● THE EXERCISE
Print word for word the first line of the listing below and every line after it, through the line with "0.002, 0.002, 0.002];". Leave out the pictures and the rest.

● DATA SEGMENT

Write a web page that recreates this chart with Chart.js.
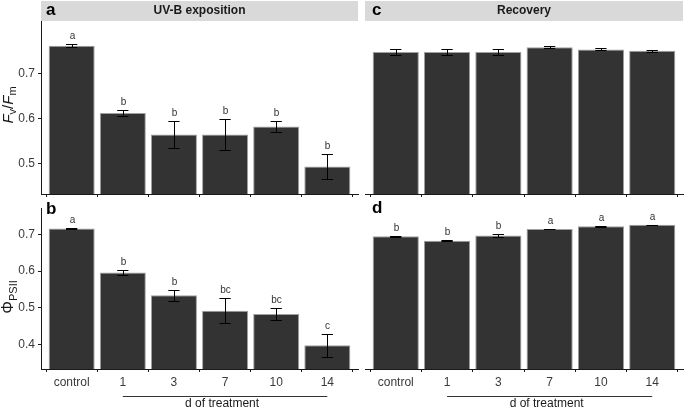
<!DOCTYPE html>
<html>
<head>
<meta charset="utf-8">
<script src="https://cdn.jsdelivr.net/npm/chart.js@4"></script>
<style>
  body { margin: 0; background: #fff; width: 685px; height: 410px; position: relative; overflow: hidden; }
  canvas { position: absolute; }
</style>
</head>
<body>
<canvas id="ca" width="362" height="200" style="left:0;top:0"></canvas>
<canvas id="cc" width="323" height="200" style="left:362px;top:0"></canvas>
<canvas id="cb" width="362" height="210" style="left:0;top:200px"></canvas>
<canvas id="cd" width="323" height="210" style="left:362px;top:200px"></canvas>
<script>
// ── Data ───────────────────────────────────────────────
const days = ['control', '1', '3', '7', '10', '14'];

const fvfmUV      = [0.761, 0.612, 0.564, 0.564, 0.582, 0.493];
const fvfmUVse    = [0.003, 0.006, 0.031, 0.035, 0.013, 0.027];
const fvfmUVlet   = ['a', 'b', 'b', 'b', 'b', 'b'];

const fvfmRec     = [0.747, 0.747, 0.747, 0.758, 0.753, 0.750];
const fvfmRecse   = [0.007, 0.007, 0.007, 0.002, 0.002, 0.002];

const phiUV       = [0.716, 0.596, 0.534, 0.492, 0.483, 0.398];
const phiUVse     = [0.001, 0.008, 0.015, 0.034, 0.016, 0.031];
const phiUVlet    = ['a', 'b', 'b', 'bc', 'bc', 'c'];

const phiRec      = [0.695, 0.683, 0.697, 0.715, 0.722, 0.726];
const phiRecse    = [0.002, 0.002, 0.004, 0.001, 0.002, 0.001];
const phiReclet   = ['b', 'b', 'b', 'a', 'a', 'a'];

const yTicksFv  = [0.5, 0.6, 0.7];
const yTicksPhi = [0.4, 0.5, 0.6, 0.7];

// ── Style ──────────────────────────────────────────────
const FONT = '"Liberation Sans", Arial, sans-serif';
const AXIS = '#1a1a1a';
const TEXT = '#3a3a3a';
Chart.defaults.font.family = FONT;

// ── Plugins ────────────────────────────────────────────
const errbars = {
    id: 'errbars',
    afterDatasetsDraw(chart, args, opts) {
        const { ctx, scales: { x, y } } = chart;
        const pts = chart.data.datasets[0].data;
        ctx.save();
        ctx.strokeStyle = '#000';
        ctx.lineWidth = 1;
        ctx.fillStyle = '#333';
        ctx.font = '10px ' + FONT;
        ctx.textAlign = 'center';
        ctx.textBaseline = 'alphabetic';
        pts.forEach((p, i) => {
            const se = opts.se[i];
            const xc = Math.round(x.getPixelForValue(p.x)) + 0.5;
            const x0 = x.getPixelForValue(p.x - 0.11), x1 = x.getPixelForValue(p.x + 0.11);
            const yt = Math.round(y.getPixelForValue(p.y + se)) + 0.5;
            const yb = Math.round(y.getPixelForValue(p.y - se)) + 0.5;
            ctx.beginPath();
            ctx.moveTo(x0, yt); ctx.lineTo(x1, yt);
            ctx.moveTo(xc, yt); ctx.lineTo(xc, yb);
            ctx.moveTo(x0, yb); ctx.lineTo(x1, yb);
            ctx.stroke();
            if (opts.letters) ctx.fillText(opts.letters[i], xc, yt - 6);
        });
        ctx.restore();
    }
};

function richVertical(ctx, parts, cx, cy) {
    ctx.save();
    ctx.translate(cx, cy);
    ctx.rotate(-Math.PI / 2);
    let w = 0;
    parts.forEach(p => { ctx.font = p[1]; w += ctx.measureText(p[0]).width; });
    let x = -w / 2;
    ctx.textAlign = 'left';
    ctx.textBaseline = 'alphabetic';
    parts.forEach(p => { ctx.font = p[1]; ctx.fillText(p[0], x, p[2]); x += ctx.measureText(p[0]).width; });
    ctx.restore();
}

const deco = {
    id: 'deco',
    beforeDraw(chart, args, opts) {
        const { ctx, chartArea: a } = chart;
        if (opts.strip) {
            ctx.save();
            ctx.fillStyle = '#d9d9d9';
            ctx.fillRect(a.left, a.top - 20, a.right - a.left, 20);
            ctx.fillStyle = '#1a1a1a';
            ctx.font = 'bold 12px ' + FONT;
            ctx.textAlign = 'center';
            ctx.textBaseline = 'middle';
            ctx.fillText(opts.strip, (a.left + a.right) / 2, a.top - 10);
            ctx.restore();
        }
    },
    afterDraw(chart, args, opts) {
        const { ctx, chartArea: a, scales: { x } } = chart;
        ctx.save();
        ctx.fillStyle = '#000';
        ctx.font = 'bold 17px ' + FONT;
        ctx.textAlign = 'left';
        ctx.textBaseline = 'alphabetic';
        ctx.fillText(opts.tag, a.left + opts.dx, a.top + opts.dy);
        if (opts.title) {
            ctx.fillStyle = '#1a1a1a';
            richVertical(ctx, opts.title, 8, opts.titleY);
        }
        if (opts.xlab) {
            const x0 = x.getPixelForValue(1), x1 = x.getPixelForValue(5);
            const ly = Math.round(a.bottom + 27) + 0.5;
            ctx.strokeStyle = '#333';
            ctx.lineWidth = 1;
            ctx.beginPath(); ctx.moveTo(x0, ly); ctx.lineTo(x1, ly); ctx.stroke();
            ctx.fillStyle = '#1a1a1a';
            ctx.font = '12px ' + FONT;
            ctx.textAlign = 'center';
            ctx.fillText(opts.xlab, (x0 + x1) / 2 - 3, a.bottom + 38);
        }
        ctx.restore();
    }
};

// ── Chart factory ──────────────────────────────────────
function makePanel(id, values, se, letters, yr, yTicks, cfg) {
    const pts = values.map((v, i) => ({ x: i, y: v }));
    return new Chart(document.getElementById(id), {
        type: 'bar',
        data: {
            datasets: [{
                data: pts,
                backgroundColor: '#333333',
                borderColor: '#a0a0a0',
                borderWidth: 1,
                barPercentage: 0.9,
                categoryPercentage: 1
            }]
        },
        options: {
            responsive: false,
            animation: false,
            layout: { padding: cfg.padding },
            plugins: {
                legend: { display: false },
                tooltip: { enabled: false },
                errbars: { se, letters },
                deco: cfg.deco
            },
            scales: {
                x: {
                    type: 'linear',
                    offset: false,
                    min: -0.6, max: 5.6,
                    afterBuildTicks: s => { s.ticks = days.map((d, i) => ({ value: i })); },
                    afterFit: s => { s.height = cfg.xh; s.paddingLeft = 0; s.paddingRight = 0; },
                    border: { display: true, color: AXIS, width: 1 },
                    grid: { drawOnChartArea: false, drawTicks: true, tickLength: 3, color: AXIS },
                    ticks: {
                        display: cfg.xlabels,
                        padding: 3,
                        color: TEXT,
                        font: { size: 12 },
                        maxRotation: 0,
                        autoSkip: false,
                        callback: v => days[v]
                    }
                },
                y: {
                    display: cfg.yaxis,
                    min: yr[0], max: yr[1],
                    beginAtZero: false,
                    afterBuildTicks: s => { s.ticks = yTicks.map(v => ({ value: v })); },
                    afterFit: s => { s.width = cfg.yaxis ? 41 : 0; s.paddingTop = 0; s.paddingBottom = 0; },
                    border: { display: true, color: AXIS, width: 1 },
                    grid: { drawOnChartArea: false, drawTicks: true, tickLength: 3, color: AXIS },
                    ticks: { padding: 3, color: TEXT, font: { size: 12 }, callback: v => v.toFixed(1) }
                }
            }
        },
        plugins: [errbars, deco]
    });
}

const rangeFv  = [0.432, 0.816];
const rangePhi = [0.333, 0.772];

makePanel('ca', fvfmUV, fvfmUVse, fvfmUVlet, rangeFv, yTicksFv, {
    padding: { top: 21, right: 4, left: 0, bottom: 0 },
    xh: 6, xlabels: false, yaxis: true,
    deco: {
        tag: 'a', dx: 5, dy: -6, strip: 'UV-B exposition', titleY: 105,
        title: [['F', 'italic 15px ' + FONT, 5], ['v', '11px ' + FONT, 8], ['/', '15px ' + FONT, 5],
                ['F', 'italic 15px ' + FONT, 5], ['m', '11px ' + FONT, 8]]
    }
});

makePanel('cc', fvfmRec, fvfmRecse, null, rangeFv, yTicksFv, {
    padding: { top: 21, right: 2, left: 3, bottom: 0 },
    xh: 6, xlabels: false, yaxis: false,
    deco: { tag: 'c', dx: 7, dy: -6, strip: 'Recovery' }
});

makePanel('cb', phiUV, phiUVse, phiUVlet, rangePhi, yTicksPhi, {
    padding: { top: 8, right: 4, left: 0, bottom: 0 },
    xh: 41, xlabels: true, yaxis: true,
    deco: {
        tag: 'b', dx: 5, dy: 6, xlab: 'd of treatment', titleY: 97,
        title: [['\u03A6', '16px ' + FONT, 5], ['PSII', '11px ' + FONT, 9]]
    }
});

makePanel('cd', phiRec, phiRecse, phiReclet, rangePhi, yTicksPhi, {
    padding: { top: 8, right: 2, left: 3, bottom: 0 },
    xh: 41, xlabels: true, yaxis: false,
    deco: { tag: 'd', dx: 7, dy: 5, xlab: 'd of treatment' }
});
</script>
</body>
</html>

● WRITTEN ANSWER
Write a web page that recreates this chart with Chart.js.
<!DOCTYPE html>
<html>
<head>
<meta charset="utf-8">
<script src="https://cdn.jsdelivr.net/npm/chart.js@4"></script>
<style>
  body { margin: 0; background: #fff; width: 685px; height: 410px; position: relative; overflow: hidden; }
  canvas { position: absolute; }
</style>
</head>
<body>
<canvas id="ca" width="362" height="200" style="left:0;top:0"></canvas>
<canvas id="cc" width="323" height="200" style="left:362px;top:0"></canvas>
<canvas id="cb" width="362" height="210" style="left:0;top:200px"></canvas>
<canvas id="cd" width="323" height="210" style="left:362px;top:200px"></canvas>
<script>
// ── Data ───────────────────────────────────────────────
const days = ['control', '1', '3', '7', '10', '14'];

const fvfmUV      = [0.761, 0.612, 0.564, 0.564, 0.582, 0.493];
const fvfmUVse    = [0.003, 0.006, 0.031, 0.035, 0.013, 0.027];
const fvfmUVlet   = ['a', 'b', 'b', 'b', 'b', 'b'];

const fvfmRec     = [0.747, 0.747, 0.747, 0.758, 0.753, 0.750];
const fvfmRecse   = [0.007, 0.007, 0.007, 0.002, 0.002, 0.002];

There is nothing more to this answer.